The Dearborn, Michigan-based carmaker said some 402,978 2021-2024 Ford Bronco Sport vehicles and 53,587 2022-2023 Ford Maverick vehicles would be recalled, according to its safety recall report submitted to the National Highway Traffic Safety Administration (NHTSA).

“An insufficient calibration strategy for detecting sudden battery degradations during a drive cycle can lead to (a) a vehicle that is unable to restart after an auto start/stop event or (b) experience a stall while coming to a stop at low speed,” according to the document. “Either may be accompanied by a loss of 12-volt accessories, including
hazard lights.”

The safety risk was that “[a] loss of motive power can increase the risk of a crash,” the document warned. (RELATED: Carmaker Recalls Over 400,000 SUVs Over Crash Risk From ‘Unintended Vehicle Movement)

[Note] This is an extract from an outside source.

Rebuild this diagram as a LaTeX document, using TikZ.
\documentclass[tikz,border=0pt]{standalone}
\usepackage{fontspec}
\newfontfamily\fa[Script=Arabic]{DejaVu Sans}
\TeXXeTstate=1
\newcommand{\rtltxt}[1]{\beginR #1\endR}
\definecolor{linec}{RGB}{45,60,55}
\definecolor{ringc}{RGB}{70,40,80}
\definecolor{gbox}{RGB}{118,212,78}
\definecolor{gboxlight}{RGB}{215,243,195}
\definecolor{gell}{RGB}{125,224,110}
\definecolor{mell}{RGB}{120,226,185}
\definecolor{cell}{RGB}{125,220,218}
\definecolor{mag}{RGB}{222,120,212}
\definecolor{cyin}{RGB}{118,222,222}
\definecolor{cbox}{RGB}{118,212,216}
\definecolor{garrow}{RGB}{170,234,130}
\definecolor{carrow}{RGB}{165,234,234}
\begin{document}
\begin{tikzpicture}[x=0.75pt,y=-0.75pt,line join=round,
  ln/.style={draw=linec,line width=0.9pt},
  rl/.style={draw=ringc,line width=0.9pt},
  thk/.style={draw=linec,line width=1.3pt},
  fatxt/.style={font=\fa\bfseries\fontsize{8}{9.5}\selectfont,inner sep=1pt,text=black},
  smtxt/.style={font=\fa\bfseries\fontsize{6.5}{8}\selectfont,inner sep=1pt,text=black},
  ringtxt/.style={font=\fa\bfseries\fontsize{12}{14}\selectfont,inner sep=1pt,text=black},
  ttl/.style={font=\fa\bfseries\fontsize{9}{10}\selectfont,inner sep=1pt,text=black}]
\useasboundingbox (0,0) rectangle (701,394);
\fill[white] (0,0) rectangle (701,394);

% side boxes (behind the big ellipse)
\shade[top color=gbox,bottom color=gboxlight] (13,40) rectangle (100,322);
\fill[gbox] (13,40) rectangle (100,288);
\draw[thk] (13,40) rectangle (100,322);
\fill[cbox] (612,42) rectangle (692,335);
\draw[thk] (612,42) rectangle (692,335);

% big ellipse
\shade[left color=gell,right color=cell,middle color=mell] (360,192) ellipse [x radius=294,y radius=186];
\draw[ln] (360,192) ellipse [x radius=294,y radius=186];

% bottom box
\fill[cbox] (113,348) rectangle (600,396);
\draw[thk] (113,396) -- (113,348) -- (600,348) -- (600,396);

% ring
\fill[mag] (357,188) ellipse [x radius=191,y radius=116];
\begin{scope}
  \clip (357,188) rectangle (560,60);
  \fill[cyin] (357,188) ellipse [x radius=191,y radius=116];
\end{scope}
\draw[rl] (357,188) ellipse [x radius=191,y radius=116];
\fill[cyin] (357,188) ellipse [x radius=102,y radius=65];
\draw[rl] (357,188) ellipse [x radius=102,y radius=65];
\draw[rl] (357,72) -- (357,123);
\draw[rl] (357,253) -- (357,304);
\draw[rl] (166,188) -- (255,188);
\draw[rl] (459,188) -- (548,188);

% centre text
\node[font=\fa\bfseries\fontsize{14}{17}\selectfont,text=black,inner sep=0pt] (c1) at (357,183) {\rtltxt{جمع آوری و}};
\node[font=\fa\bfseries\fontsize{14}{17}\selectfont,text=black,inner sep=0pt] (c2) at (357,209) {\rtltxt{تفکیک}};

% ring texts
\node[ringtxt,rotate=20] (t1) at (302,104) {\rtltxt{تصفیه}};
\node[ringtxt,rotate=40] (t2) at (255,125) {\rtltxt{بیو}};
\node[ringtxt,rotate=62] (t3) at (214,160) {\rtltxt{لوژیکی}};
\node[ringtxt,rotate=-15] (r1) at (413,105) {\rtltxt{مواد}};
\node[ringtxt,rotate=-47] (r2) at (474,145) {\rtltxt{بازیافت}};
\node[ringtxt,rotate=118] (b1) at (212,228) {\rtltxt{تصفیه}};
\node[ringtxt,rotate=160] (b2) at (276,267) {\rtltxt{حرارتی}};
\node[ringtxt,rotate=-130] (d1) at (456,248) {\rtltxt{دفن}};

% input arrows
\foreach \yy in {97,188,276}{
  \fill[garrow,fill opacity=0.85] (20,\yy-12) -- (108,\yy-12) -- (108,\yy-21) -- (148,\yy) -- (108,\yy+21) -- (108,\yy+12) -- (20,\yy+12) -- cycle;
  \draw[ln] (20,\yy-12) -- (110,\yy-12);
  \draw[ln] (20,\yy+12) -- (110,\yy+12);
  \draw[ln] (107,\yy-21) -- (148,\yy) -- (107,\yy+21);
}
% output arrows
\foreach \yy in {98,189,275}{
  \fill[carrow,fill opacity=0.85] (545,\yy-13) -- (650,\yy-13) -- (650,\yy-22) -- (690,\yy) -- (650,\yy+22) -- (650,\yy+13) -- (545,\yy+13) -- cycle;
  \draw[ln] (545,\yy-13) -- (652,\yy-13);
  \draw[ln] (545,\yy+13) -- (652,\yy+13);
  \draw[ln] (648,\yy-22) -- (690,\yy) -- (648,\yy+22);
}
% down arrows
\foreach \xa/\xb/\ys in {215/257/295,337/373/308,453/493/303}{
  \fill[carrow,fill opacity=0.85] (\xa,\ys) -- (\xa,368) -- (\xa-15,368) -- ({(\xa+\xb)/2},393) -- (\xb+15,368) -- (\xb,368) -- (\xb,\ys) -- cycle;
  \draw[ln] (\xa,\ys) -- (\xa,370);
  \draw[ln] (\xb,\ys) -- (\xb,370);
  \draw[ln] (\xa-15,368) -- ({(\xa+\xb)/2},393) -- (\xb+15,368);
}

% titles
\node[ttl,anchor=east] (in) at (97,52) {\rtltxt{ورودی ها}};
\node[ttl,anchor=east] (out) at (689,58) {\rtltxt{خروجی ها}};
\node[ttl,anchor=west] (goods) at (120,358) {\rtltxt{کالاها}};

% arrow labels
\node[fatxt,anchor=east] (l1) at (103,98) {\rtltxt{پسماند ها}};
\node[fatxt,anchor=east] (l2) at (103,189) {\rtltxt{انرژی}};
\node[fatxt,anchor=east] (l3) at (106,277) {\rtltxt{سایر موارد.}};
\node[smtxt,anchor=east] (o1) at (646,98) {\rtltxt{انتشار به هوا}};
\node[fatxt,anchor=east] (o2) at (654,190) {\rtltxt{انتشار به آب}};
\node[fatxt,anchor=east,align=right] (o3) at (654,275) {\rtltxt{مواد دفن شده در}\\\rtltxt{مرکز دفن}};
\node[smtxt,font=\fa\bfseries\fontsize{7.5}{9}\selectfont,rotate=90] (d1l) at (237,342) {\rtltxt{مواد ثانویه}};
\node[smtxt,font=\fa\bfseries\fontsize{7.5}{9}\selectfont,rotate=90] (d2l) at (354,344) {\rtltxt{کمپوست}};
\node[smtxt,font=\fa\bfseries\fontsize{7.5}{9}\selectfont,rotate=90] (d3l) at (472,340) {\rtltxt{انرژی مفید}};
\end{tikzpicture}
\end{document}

The NHTSA contacted Ford in Oct. 2023 for information regarding customer complaints about the faults and Ford began investigating the problem the following month, according to the report.

“As of February 8, 2024, Ford is aware of 917 warranty reports, 11 field reports, and 54 customer complaints
related to this concern. There are 3 unverified reports of fire and 2 property damage claims,” the report read.

Ford was not aware of any accidents or injuries arising from the fault, according to the report.

Ford will notify owners of the affected vehicles by mail to have the power-train control module and body control module calibrations updated for free at a Ford or Lincoln dealership.

Ford issued a similar recall notice four months ago for nearly two million Ford Explorer SUVs over concerns that the vehicles’ A-pillar trim retention clips could fall off and constitute a potential road hazard.